However, others interpreted the seesaw events as signs of growing internal struggles between the moderate-leaning President Hasan Rouhani who has promised to ease Iran's cyber-censorship and hard-liners in the Islamic establishment who see no benefit in lifting restrictions intended to foil potential political opponents and reformists.
The chances are highly unlikely that Iran's secretive Web watchers will provide a full accounting of the brief freedoms, which allowed users to access banned sites such as Twitter and Facebook directly rather than having to use proxy servers that bypass Iranian controls.
The semiofficial Iran news agency quoted Abdolsamad Khoramabadi, a member of the board overseeing the Internet, as saying the filters were temporarily removed on Monday by a "technical failure regarding some Internet service providers." He warned, too, that an investigation will also study the possibility of an inside job.

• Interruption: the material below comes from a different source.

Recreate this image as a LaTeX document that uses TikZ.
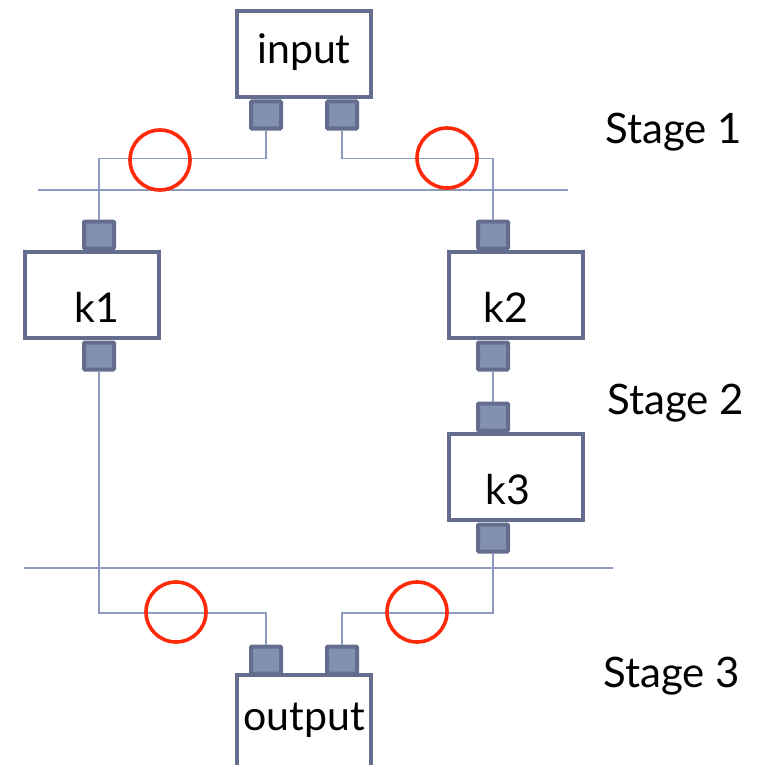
\documentclass[tikz,border=0pt]{standalone}
\usepackage{fontspec}
\setmainfont{Lato}
\begin{document}
\begin{tikzpicture}[x=1pt,y=-1pt,
  box/.style={draw=boxc,line width=4pt,fill=white,minimum width=134pt,minimum height=86pt,inner sep=0pt,font=\fontsize{41}{44}\selectfont},
  kbox/.style={box,text height=54pt,text depth=0pt},
  port/.style={draw=boxc,fill=portc,line width=4pt,minimum width=30pt,minimum height=27pt,inner sep=0pt,rounded corners=1pt},
  wire/.style={draw=wirec,line width=1.8pt},
  sep/.style={draw=wirec,line width=1.8pt},
  redring/.style={draw=redc,line width=3.6pt,circle,minimum size=60pt,inner sep=0pt},
  lab/.style={font=\fontsize{42}{44}\selectfont,anchor=base west,inner sep=0pt}]
\definecolor{boxc}{HTML}{656D8E}
\definecolor{portc}{HTML}{8290B2}
\definecolor{wirec}{HTML}{8E9BC0}
\definecolor{redc}{HTML}{FF2A0A}
\useasboundingbox (0,0) rectangle (760,765);
\clip (0,0) rectangle (760,765);
% separators
\draw[sep] (38,190) -- (568,190);
\draw[sep] (24,568) -- (613,568);
% boxes
\node[box,text height=30pt,text depth=10pt] (in) at (304,54) {input};
\node[kbox] (k1) at (92,295) {\hspace*{10pt}k1};
\node[kbox] (k2) at (516,295) {\hspace*{-20pt}k2};
\node[kbox] (k3) at (516,477) {\hspace*{-16pt}k3};
\node[box,minimum height=110pt,text height=25pt,text depth=25pt] (out) at (304,730) {output};
% ports
\node[port] (inl) at (266,115) {};
\node[port] (inr) at (342,115) {};
\node[port] (k1t) at (99,235) {};
\node[port] (k1b) at (99,356) {};
\node[port] (k2t) at (493,235) {};
\node[port] (k2b) at (493,356) {};
\node[port] (k3t) at (493,417) {};
\node[port] (k3b) at (493,538) {};
\node[port] (outl) at (266,660) {};
\node[port] (outr) at (342,660) {};
% wires
\draw[wire] (inl.south) -- ++(0,28) coordinate (a1) -| (k1t.north);
\draw[wire] (inr.south) -- ++(0,28) coordinate (a2) -| (k2t.north);
\draw[wire] (k2b.south) -- (k3t.north);
\draw[wire] (k1b.south) |- (266,613) coordinate (b1) -- (outl.north);
\draw[wire] (k3b.south) |- (342,613) coordinate (b2) -- (outr.north);
% red circles
\node[redring] (c1) at (160,160) {};
\node[redring] (c2) at (447,158) {};
\node[redring] (c3) at (176,612) {};
\node[redring] (c4) at (417,612) {};
% stage labels
\node[lab] (s1) at (605,143) {Stage 1};
\node[lab] (s2) at (607,414) {Stage 2};
\node[lab] (s3) at (603,687) {Stage 3};
\end{tikzpicture}
\end{document}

Some Rouhani backers, however, already believe they have the answer: His government had a hand in freeing up the Internet, even if briefly    
"This isn't really about a glitch even if one really happened. The bigger picture is that the Internet is central to the political battles inside the country in both the direction of domestic and foreign affairs," said Scott Lucas, an Iranian affairs expert at Britain's Birmingham University and editor of EAWorldView, a foreign policy website.
The clampdown on Iran's social media was in response to the street riots and unrest after the disputed 2009 re-election of Mahmoud Ahmadinejad, whose opponents were among the first in the Middle East to harness the Web to organize protests.
Ironically, Iranian officials also have recognized the usefulness of the social media they consider too dangerous to be allowed in the public domain.